When the box is sliding on a level ground, the Normal force is equal to the force of gravity. Since Force of gravity = mg, normal force (Fn) also equals mg. Force of friction (Ff) equals u (constant) times the normal force, so Ff=uFn=umg. If force of friction is the only force acting on the object, then Fnet=Ff, Fnet=umg, and since Fnet=ma (by definition), ma=umg.
Hope this explanation makes sense.

 

[balla121]

More questions by gomer 🙂

I encountered a question that doesn't explain this in the answer. The object was sliding down a ramp towards the ground, and at ground level it slid from point A to B where it comes to a stop by friction. In order to find the acceleration vector of the box, umg was set equal to ma. I got this question right because i knew to set umg to ma, but i dont understand why? So when you have a box that is sliding on the ground with kinetic friction acting opposite of motion, how come you set Fk = Fo (which becomes umg = ma where mass cancels and you get ug=a)?

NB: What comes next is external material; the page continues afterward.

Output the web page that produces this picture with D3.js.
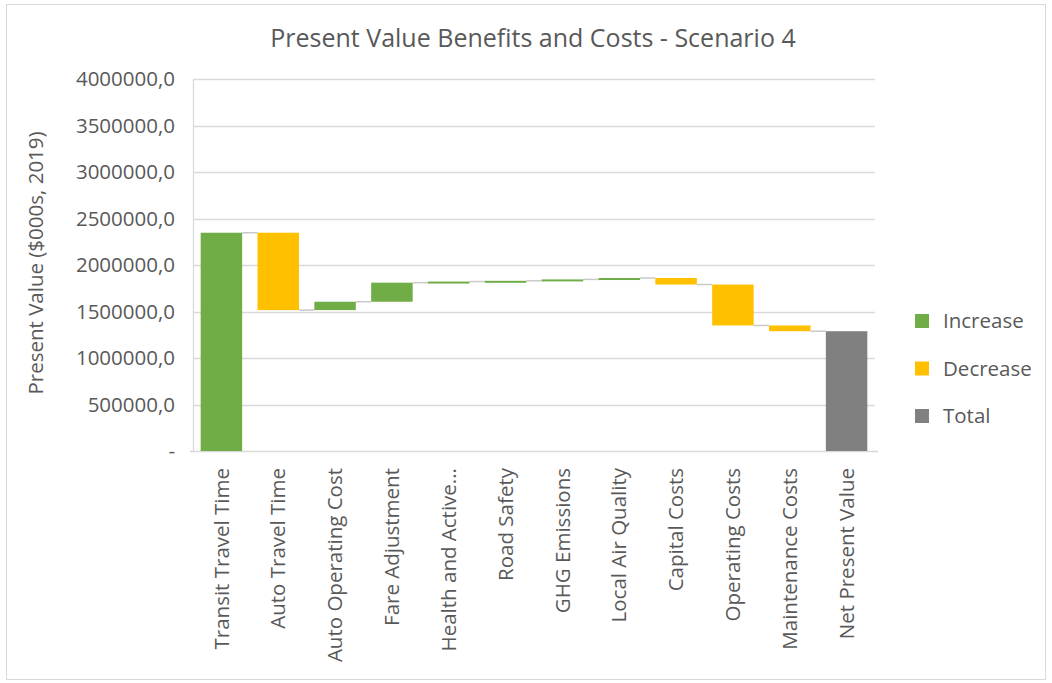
<!DOCTYPE html>
<html>
<head>
<meta charset="utf-8">
<script src="https://cdn.jsdelivr.net/npm/d3@7"></script>
<style>
  html, body { margin: 0; padding: 0; background: #fff; }
  svg { display: block; font-family: "Open Sans", "Noto Sans", sans-serif; }
</style>
</head>
<body>
<svg id="chart" width="1052" height="683"></svg>
<script>
// Waterfall steps: each benefit or cost moves the running total; the last entry is the total
const categories = [
  "Transit Travel Time", "Auto Travel Time", "Auto Operating Cost", "Fare Adjustment",
  "Health and Active...", "Road Safety", "GHG Emissions", "Local Air Quality",
  "Capital Costs", "Operating Costs", "Maintenance Costs", "Net Present Value"
];
const changes = [
  2347000, -832000, 90000, 205000,
  12000, 8000, 15000, 15000,
  -70000, -440000, -62000, 1288000
];
const kinds = [
  "Increase", "Decrease", "Increase", "Increase",
  "Increase", "Increase", "Increase", "Increase",
  "Decrease", "Decrease", "Decrease", "Total"
];
const yTicks = [0, 500000, 1000000, 1500000, 2000000, 2500000, 3000000, 3500000, 4000000];
const yTickLabels = ["-", "500000,0", "1000000,0", "1500000,0", "2000000,0",
                     "2500000,0", "3000000,0", "3500000,0", "4000000,0"];
const legendItems = ["Increase", "Decrease", "Total"];

const colors = { Increase: "#70AD47", Decrease: "#FFC000", Total: "#808080" };
const textColor = "#595959";
const gridColor = "#D9D9D9";
const labelSize = "20.5px";

// Build start/end of each floating bar from the running total
let running = 0;
const bars = categories.map((c, i) => {
  let start, end;
  if (kinds[i] === "Total") { start = 0; end = changes[i]; running = end; }
  else { start = running; end = running + changes[i]; running = end; }
  return { cat: c, kind: kinds[i], start, end };
});

const svg = d3.select("#chart");

// Outer chart frame
svg.append("rect")
  .attr("x", 6.5).attr("y", 4.5).attr("width", 1039).attr("height", 675)
  .attr("fill", "#fff").attr("stroke", "#D9D9D9").attr("stroke-width", 1);

const plot = { left: 193, right: 875, top: 79, bottom: 451 };

const x = d3.scaleBand().domain(categories)
  .range([plot.left, plot.right]).paddingInner(0.27).paddingOuter(0.135);
const y = d3.scaleLinear().domain([0, 4000000]).range([plot.bottom, plot.top]);

// Title
svg.append("text")
  .attr("x", 533).attr("y", 47)
  .attr("text-anchor", "middle")
  .attr("fill", textColor)
  .style("font-size", "25px")
  .text("Present Value Benefits and Costs - Scenario 4");

// Horizontal gridlines
svg.append("g").selectAll("line").data(yTicks.slice(1)).join("line")
  .attr("x1", plot.left).attr("x2", plot.right)
  .attr("y1", d => Math.round(y(d)) + 0.5).attr("y2", d => Math.round(y(d)) + 0.5)
  .attr("stroke", gridColor).attr("stroke-width", 1.3);

// Value axis
const yAxis = d3.axisLeft(y).tickValues(yTicks)
  .tickFormat((d, i) => yTickLabels[i]).tickSize(0).tickPadding(18);
const gy = svg.append("g").attr("transform", `translate(${plot.left},0)`).call(yAxis);
gy.select(".domain").attr("stroke", gridColor).attr("stroke-width", 1.3);
gy.selectAll("text").attr("fill", textColor).style("font-size", labelSize)
  .style("font-family", "'Open Sans', 'Noto Sans', sans-serif");

// Category axis
const xAxis = d3.axisBottom(x).tickSize(0).tickPadding(0);
const gx = svg.append("g").attr("transform", `translate(0,${plot.bottom})`).call(xAxis);
gx.select(".domain").attr("stroke", gridColor).attr("stroke-width", 1.3)
  .attr("d", `M${plot.left - 3},0.5H${plot.right + 3}`);
gx.selectAll("text")
  .attr("fill", textColor).style("font-size", labelSize)
  .style("font-family", "'Open Sans', 'Noto Sans', sans-serif")
  .attr("text-anchor", "end")
  .attr("transform", "translate(0,17) rotate(-90)")
  .attr("x", 0).attr("y", 0).attr("dy", "0.35em");

// Connector lines between consecutive bars at each running level
const conn = [];
for (let i = 0; i < bars.length - 1; i++) {
  conn.push({ x1: x(bars[i].cat) + x.bandwidth(), x2: x(bars[i + 1].cat), v: bars[i].end });
}
svg.append("g").selectAll("line").data(conn).join("line")
  .attr("x1", d => d.x1).attr("x2", d => d.x2)
  .attr("y1", d => y(d.v)).attr("y2", d => y(d.v))
  .attr("stroke", "#C9C9C9").attr("stroke-width", 1.5);

// Floating bars
svg.append("g").selectAll("rect").data(bars).join("rect")
  .attr("x", d => x(d.cat))
  .attr("width", x.bandwidth())
  .attr("y", d => y(Math.max(d.start, d.end)))
  .attr("height", d => Math.max(2, Math.abs(y(d.start) - y(d.end))))
  .attr("fill", d => colors[d.kind]);

// Y axis title
svg.append("text")
  .attr("transform", "translate(43,263) rotate(-90)")
  .attr("text-anchor", "middle")
  .attr("fill", textColor)
  .style("font-size", labelSize)
  .text("Present Value ($000s, 2019)");

// Legend
const lg = svg.append("g").selectAll("g").data(legendItems).join("g")
  .attr("transform", (d, i) => `translate(915,${321 + i * 47.5})`);
lg.append("rect").attr("x", 0).attr("y", -7).attr("width", 14).attr("height", 14)
  .attr("fill", d => colors[d]);
lg.append("text").attr("x", 28).attr("y", 0).attr("dy", "0.35em")
  .attr("fill", textColor).style("font-size", labelSize).text(d => d);
</script>
</body>
</html>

*sorry, needs to be moved to questions/answers section.

So we have a box...(its helpful to draw it out).
From the top of the ramp to point A, there will be gravity component that is parallel to the ramp that "acts" (applies a force) on the box to accelerate the box; as it reaches point A, there will no longer be a force component from gravity and this is where the kinetic friction takes over. The kinetic friction will act against the motion of the box and the kinetic friction force will be the only force acting on the object(if object moving A to B is left to right, friction force is acting to the left). Whenever we have a net force, there will be an acceleration; in this case the net force is equal to the kinetic friction force. Thus, that is why we set umg(kinetic friction force) equal to ma. The acceleration in this case is negative(opposite of direction of motion)

 

[GomerPyle]

Thanks guys.

The only thing I don't understand is why we set the frictional force to ma. Is that just standard? The 'ma' is pointed to the left, in the same direction friction is, correct? I always assumed ma was in the direction of motion..

 

[3Pascals]

We set the frictional force to ma because the net force is always equal to ma (Newton's second law) and in this case the frictional force is the only force acting (technically the gravitational and normal forces are also acting but they cancel out).

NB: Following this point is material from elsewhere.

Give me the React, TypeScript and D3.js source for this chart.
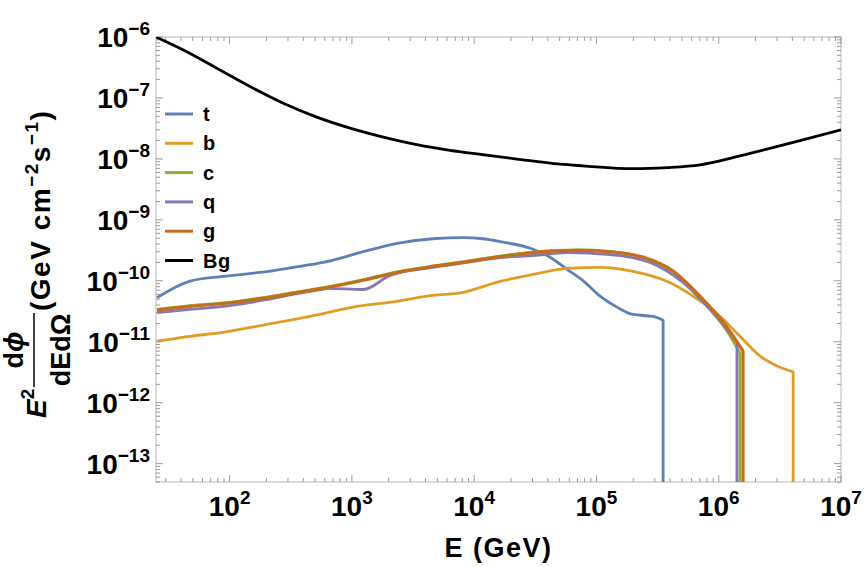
import React from "react";
import * as d3 from "d3";

const W = 865;
const H = 567;
const FONT = "'Liberation Sans', Arial, sans-serif";

// energies (GeV) and E^2 dphi/dE dOmega
const tE = [25.5, 47.5, 88.5, 177, 330, 580, 1240, 2340, 4610, 8110, 11800, 16300, 30300, 43000, 57500, 78000, 107000, 147000, 199000, 290000, 351000];
const tFlux = [5.3e-11, 9.9e-11, 1.18e-10, 1.37e-10, 1.66e-10, 2.0e-10, 3.0e-10, 4.1e-10, 4.9e-10, 5.1e-10, 4.9e-10, 4.4e-10, 3.3e-10, 2.35e-10, 1.54e-10, 1.0e-10, 5.6e-11, 3.7e-11, 2.8e-11, 2.6e-11, 2.25e-11];

const bE = [25.5, 47.5, 88.5, 203, 455, 1100, 2340, 4120, 8110, 16300, 30300, 57500, 107000, 199000, 378000, 617000, 1030000, 1490000, 2180000, 3000000, 4060000];
const bFlux = [1.02e-11, 1.23e-11, 1.43e-11, 1.93e-11, 2.6e-11, 3.8e-11, 4.6e-11, 5.6e-11, 6.45e-11, 9.8e-11, 1.27e-10, 1.6e-10, 1.66e-10, 1.43e-10, 9.8e-11, 5.6e-11, 2.6e-11, 1.23e-11, 5.8e-12, 4.0e-12, 3.2e-12];

const cE = [25.5, 47.5, 107, 188, 330, 580, 1240, 2340, 4610, 8750, 16300, 30300, 69300, 129000, 240000, 423000, 703000, 1170000, 1490000];
const cFlux = [3.4e-11, 3.9e-11, 4.5e-11, 5.3e-11, 6.4e-11, 7.7e-11, 1.05e-10, 1.4e-10, 1.75e-10, 2.1e-10, 2.55e-10, 2.95e-10, 3.2e-10, 3.05e-10, 2.4e-10, 1.38e-10, 5.1e-11, 1.5e-11, 6.5e-12];

const qE = [25.5, 47.5, 107, 188, 330, 580, 627, 1240, 2050, 4610, 8750, 16300, 30300, 57500, 129000, 274000, 510000, 898000, 1410000];
const qFlux = [3.0e-11, 3.4e-11, 4.0e-11, 4.8e-11, 6.0e-11, 7.3e-11, 7.5e-11, 7.2e-11, 1.22e-10, 1.66e-10, 2.0e-10, 2.4e-10, 2.6e-10, 2.9e-10, 2.7e-10, 2.0e-10, 9.4e-11, 3.0e-11, 9.8e-12];

const gE = [25.5, 47.5, 107, 188, 330, 580, 1240, 2340, 4610, 8750, 16300, 30300, 69300, 129000, 240000, 423000, 703000, 1170000, 1580000];
const gFlux = [3.3e-11, 3.8e-11, 4.4e-11, 5.15e-11, 6.2e-11, 7.5e-11, 1.02e-10, 1.37e-10, 1.72e-10, 2.07e-10, 2.5e-10, 2.9e-10, 3.15e-10, 3.0e-10, 2.45e-10, 1.45e-10, 5.6e-11, 1.73e-11, 7.0e-12];

const bgE = [25, 41.9, 78.6, 147, 275, 516, 967, 1810, 3400, 6350, 11900, 22300, 50400, 77600, 199000, 378000, 703000, 1310000, 2480000, 4620000, 1e7];
const bgFlux = [1.0e-6, 6.1e-7, 3.07e-7, 1.54e-7, 8.2e-8, 4.85e-8, 3.2e-8, 2.28e-8, 1.71e-8, 1.38e-8, 1.17e-8, 9.95e-9, 8.2e-9, 7.7e-9, 6.9e-9, 7.2e-9, 8.0e-9, 1.05e-8, 1.45e-8, 2.0e-8, 3.0e-8];

const names = ["t", "b", "c", "q", "g", "Bg"];
const colors = ["#5E81B5", "#E19C24", "#8FB032", "#8778B3", "#C56E1A", "#000000"];

const xTickExps = [2, 3, 4, 5, 6, 7];
const yTickExps = [-6, -7, -8, -9, -10, -11, -12, -13];

const x = d3.scaleLog().domain([25, 1e7]).range([156, 841]);
const y = d3.scaleLog().domain([5e-14, 1e-6]).range([482, 37]);

const series = [
  { E: tE, F: tFlux, cut: true },
  { E: bE, F: bFlux, cut: true },
  { E: cE, F: cFlux, cut: true },
  { E: qE, F: qFlux, cut: true },
  { E: gE, F: gFlux, cut: true },
  { E: bgE, F: bgFlux, cut: false },
];

const line = d3
  .line<[number, number]>()
  .x((d) => x(d[0]))
  .y((d) => y(d[1]))
  .curve(d3.curveMonotoneX);

const sup = (e: number) => (e < 0 ? "\u2212" + Math.abs(e) : String(e));

export default function App() {
  const [x0, x1] = x.range();
  const [y0, y1] = y.range();

  // minor ticks (2..9 x 10^k)
  const xMinor: number[] = [];
  for (let k = 1; k <= 6; k++)
    for (let m = 2; m <= 9; m++) {
      const v = m * 10 ** k;
      if (v >= 25 && v <= 1e7) xMinor.push(v);
    }
  const yMinor: number[] = [];
  for (let k = -14; k <= -7; k++)
    for (let m = 2; m <= 9; m++) {
      const v = m * 10 ** k;
      if (v >= 5e-14 && v <= 1e-6) yMinor.push(v);
    }

  const tickCol = "#9a9a9a";

  return (
    <svg width={W} height={H} style={{ position: "absolute", left: 0, top: 0, background: "#fff" }} fontFamily={FONT}>
      <defs>
        <clipPath id="plot">
          <rect x={x0} y={y1} width={x1 - x0} height={y0 - y1} />
        </clipPath>
      </defs>

      {/* frame */}
      <rect x={x0} y={y1} width={x1 - x0} height={y0 - y1} fill="none" stroke="#b8b8b8" strokeWidth={1} />

      {/* x ticks */}
      {xTickExps.map((e) => (
        <g key={"xM" + e} stroke={tickCol}>
          <line x1={x(10 ** e)} x2={x(10 ** e)} y1={y0} y2={y0 - 7} />
          <line x1={x(10 ** e)} x2={x(10 ** e)} y1={y1} y2={y1 + 7} />
        </g>
      ))}
      {xMinor.map((v, i) => (
        <g key={"xm" + i} stroke={tickCol}>
          <line x1={x(v)} x2={x(v)} y1={y0} y2={y0 - 4} />
          <line x1={x(v)} x2={x(v)} y1={y1} y2={y1 + 4} />
        </g>
      ))}
      {/* y ticks */}
      {yTickExps.map((e) => (
        <g key={"yM" + e} stroke={tickCol}>
          <line x1={x0} x2={x0 + 7} y1={y(10 ** e)} y2={y(10 ** e)} />
          <line x1={x1} x2={x1 - 7} y1={y(10 ** e)} y2={y(10 ** e)} />
        </g>
      ))}
      {yMinor.map((v, i) => (
        <g key={"ym" + i} stroke={tickCol}>
          <line x1={x0} x2={x0 + 4} y1={y(v)} y2={y(v)} />
          <line x1={x1} x2={x1 - 4} y1={y(v)} y2={y(v)} />
        </g>
      ))}

      {/* tick labels */}
      {xTickExps.map((e) => (
        <text key={"xl" + e} x={x(10 ** e)} y={516} textAnchor="middle" fontSize={28} fontWeight="bold">
          <tspan>10</tspan>
          <tspan dy={-12} fontSize={19}>{sup(e)}</tspan>
        </text>
      ))}
      {yTickExps.map((e) => (
        <text key={"yl" + e} x={150} y={y(10 ** e) + 10} textAnchor="end" fontSize={28} fontWeight="bold">
          <tspan>10</tspan>
          <tspan dy={-12} fontSize={19}>{sup(e)}</tspan>
        </text>
      ))}

      {/* curves */}
      <g clipPath="url(#plot)" fill="none" strokeLinejoin="round">
        {series.map((s, i) => {
          const pts = s.E.map((e, j) => [e, s.F[j]] as [number, number]);
          let d = line(pts) || "";
          if (s.cut) d += `L${x(s.E[s.E.length - 1])},${y0 + 10}`;
          return <path key={names[i]} d={d} stroke={colors[i]} strokeWidth={i === 4 ? 3.2 : 2.8} />;
        })}
      </g>

      {/* legend */}
      {names.map((n, i) => (
        <g key={"lg" + n} transform={`translate(165,${114 + i * 29.3})`}>
          <line x1={0} x2={28} y1={0} y2={0} stroke={colors[i]} strokeWidth={3} />
          <text x={38} y={7} fontSize={20} fontWeight="bold" letterSpacing={0.5}>{n}</text>
        </g>
      ))}

      {/* x title */}
      <text x={(x0 + x1) / 2} y={557} textAnchor="middle" fontSize={27} fontWeight="bold" letterSpacing={1.5}>E (GeV)</text>

      {/* y title */}
      <g transform="rotate(-90)" fontWeight="bold">
        <text x={-418} y={46} fontSize={28}>
          <tspan fontStyle="italic">E</tspan>
          <tspan dy={-12} fontSize={19}>2</tspan>
        </text>
        <text x={-350} y={23} textAnchor="middle" fontSize={27}>
          d<tspan fontStyle="italic">{"\u03D5"}</tspan>
        </text>
        <line x1={-387} x2={-313} y1={34} y2={34} stroke="#000" strokeWidth={1.5} />
        <text x={-350} y={70} textAnchor="middle" fontSize={27}>dEd{"\u03A9"}</text>
        <text x={-311} y={50} fontSize={28} letterSpacing={1.5}>
          (GeV cm<tspan dy={-12} fontSize={19}>{"\u22122"}</tspan>
          <tspan dy={12}>s</tspan>
          <tspan dy={-12} fontSize={19}>{"\u22121"}</tspan>
          <tspan dy={12}>)</tspan>
        </text>
      </g>
    </svg>
  );
}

Force need not be in the same direction as the motion of the object. Here, the object is moving to the right (velocity vector is pointed to the right) but the net force is pointed to the left and slowing the object down (acceleration is to the left). Think of it this way: the velocity vector points in the direction the object is moving; the force/acceleration vector points in the direction of the net "push" acting on the object.